* TASK TO COMPLETE
Each line from the top of the listing through the one holding "import matplotlib.pyplot as plt" should be restated word for word, with nothing added and no pictures.

* DATA

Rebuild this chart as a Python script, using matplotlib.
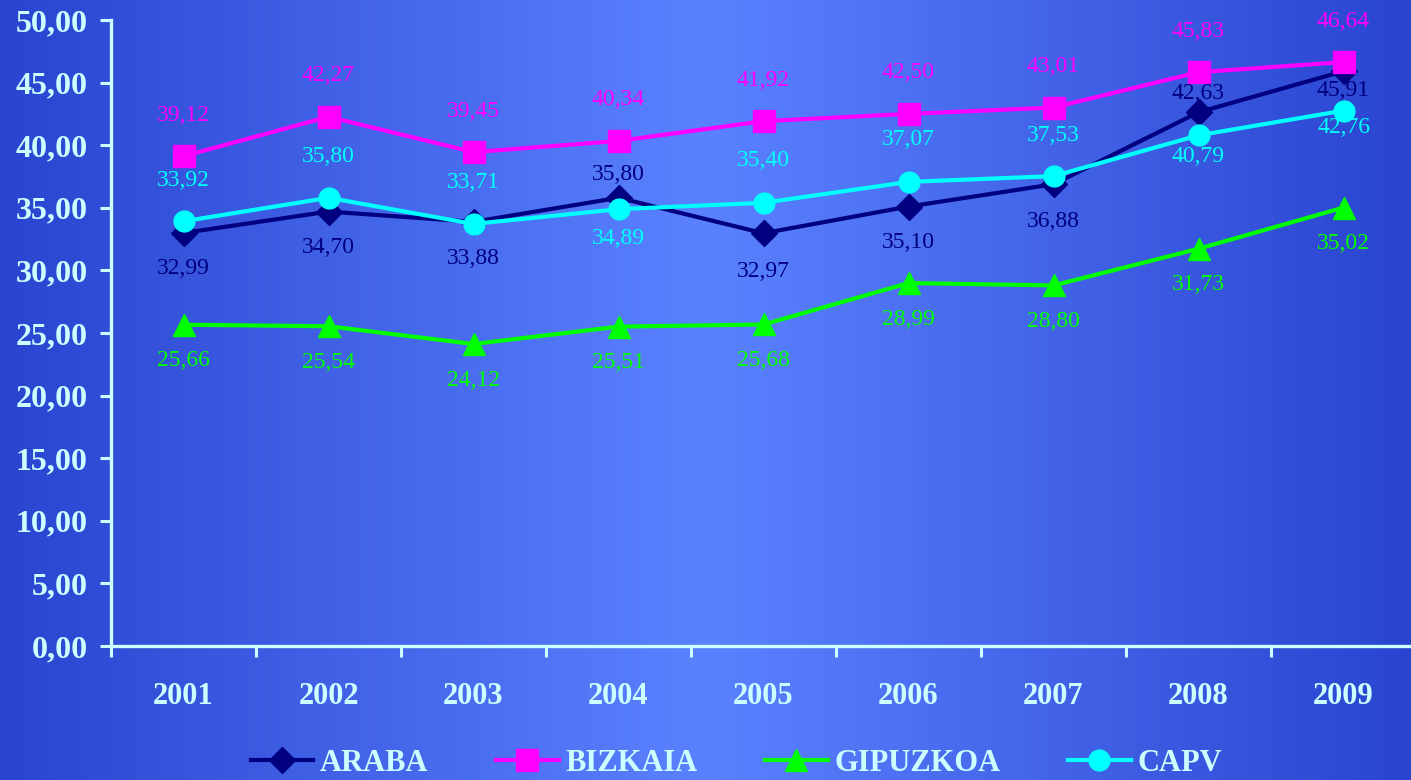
import numpy as np
import matplotlib
matplotlib.use("Agg")
import matplotlib.pyplot as plt

years = ["2001", "2002", "2003", "2004", "2005", "2006", "2007", "2008", "2009"]
araba = [32.99, 34.70, 33.88, 35.80, 32.97, 35.10, 36.88, 42.63, 45.91]
bizkaia = [39.12, 42.27, 39.45, 40.34, 41.92, 42.50, 43.01, 45.83, 46.64]
gipuzkoa = [25.66, 25.54, 24.12, 25.51, 25.68, 28.99, 28.80, 31.73, 35.02]
capv = [33.92, 35.80, 33.71, 34.89, 35.40, 37.07, 37.53, 40.79, 42.76]
series_names = ["ARABA", "BIZKAIA", "GIPUZKOA", "CAPV"]

# label offsets in pixels (positive = below marker)
off_araba = [36, 36, 37, -23, 38, 36, 37, -19, 19]
off_bizkaia = [-41] * 9
off_gipuzkoa = [36] * 9
off_capv = [-41, -41, -41, 29, -42, -42, -41, 21, 17]

txt_col = "#CCFFFF"
serif = ["Liberation Serif", "DejaVu Serif"]

W, H = 1411, 780
fig = plt.figure(figsize=(W / 100, H / 100), dpi=100)

# background gradient
bg = fig.add_axes([0, 0, 1, 1], zorder=-10)
xs = np.linspace(0, 1, 400)
edge = np.array([42, 68, 208]) / 255
center = np.array([90, 130, 255]) / 255
t = 1 - np.abs(2 * xs - 1)
row = edge[None, :] + (center - edge)[None, :] * t[:, None]
img = np.repeat(row[None, :, :], 2, axis=0)
bg.imshow(img, aspect="auto", extent=[0, 1, 0, 1])
bg.set_axis_off()

ax = fig.add_axes([111 / W, 134 / H, (1416 - 111) / W, (646 - 20) / H])
ax.set_facecolor("none")

x = np.arange(len(years))
styles = [
    (araba, "#000080", "D", 13.5, off_araba),
    (bizkaia, "#FF00FF", "s", 15.5, off_bizkaia),
    (gipuzkoa, "#00FF00", "^", 15.5, off_gipuzkoa),
    (capv, "#00FFFF", "o", 15, off_capv),
]
for (vals, col, mk, ms, offs), name in zip(styles, series_names):
    ax.plot(x, vals, color=col, lw=3, marker=mk, markersize=ms,
            markeredgecolor=col, label=name, clip_on=False, zorder=3)
    for xi, v, o in zip(x, vals, offs):
        ax.annotate(f"{v:.2f}".replace(".", ","), (xi, v), xytext=(0, -o),
                    textcoords="offset pixels", ha="center", va="center",
                    color=col, fontsize=17, family=serif, zorder=4)

ax.set_xlim(-0.5, 8.5)
ax.set_ylim(0, 50)
yt = np.arange(0, 51, 5)
ax.set_yticks(yt)
ax.set_yticklabels([f"{v:.2f}".replace(".", ",") for v in yt],
                   fontsize=23, fontweight="bold", family=serif, color=txt_col)
ax.set_xticks(np.arange(-0.5, 9, 1))
ax.set_xticklabels([])
ax.set_xticks(x, minor=True)
ax.set_xticklabels(years, minor=True, fontsize=22, fontweight="bold",
                   family=serif, color=txt_col)
ax.tick_params(axis="x", which="minor", length=0, pad=26)
ax.tick_params(axis="x", which="major", length=8, width=2.2, color=txt_col, direction="out")
ax.tick_params(axis="y", length=8, width=2.2, color=txt_col, pad=9)

for s in ["top", "right"]:
    ax.spines[s].set_visible(False)
for s in ["left", "bottom"]:
    ax.spines[s].set_color(txt_col)
    ax.spines[s].set_linewidth(2.4)

leg = fig.legend(loc="center", bbox_to_anchor=(0.522, 0.021), ncol=4,
                 frameon=False, handlelength=2.05, handletextpad=0.23,
                 columnspacing=2.2,
                 prop={"family": serif, "weight": "bold", "size": 22})
for tx in leg.get_texts():
    tx.set_color(txt_col)

fig.savefig("out.png", dpi=100)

* EXERCISE SOLUTION
Rebuild this chart as a Python script, using matplotlib.
import numpy as np
import matplotlib
matplotlib.use("Agg")
import matplotlib.pyplot as plt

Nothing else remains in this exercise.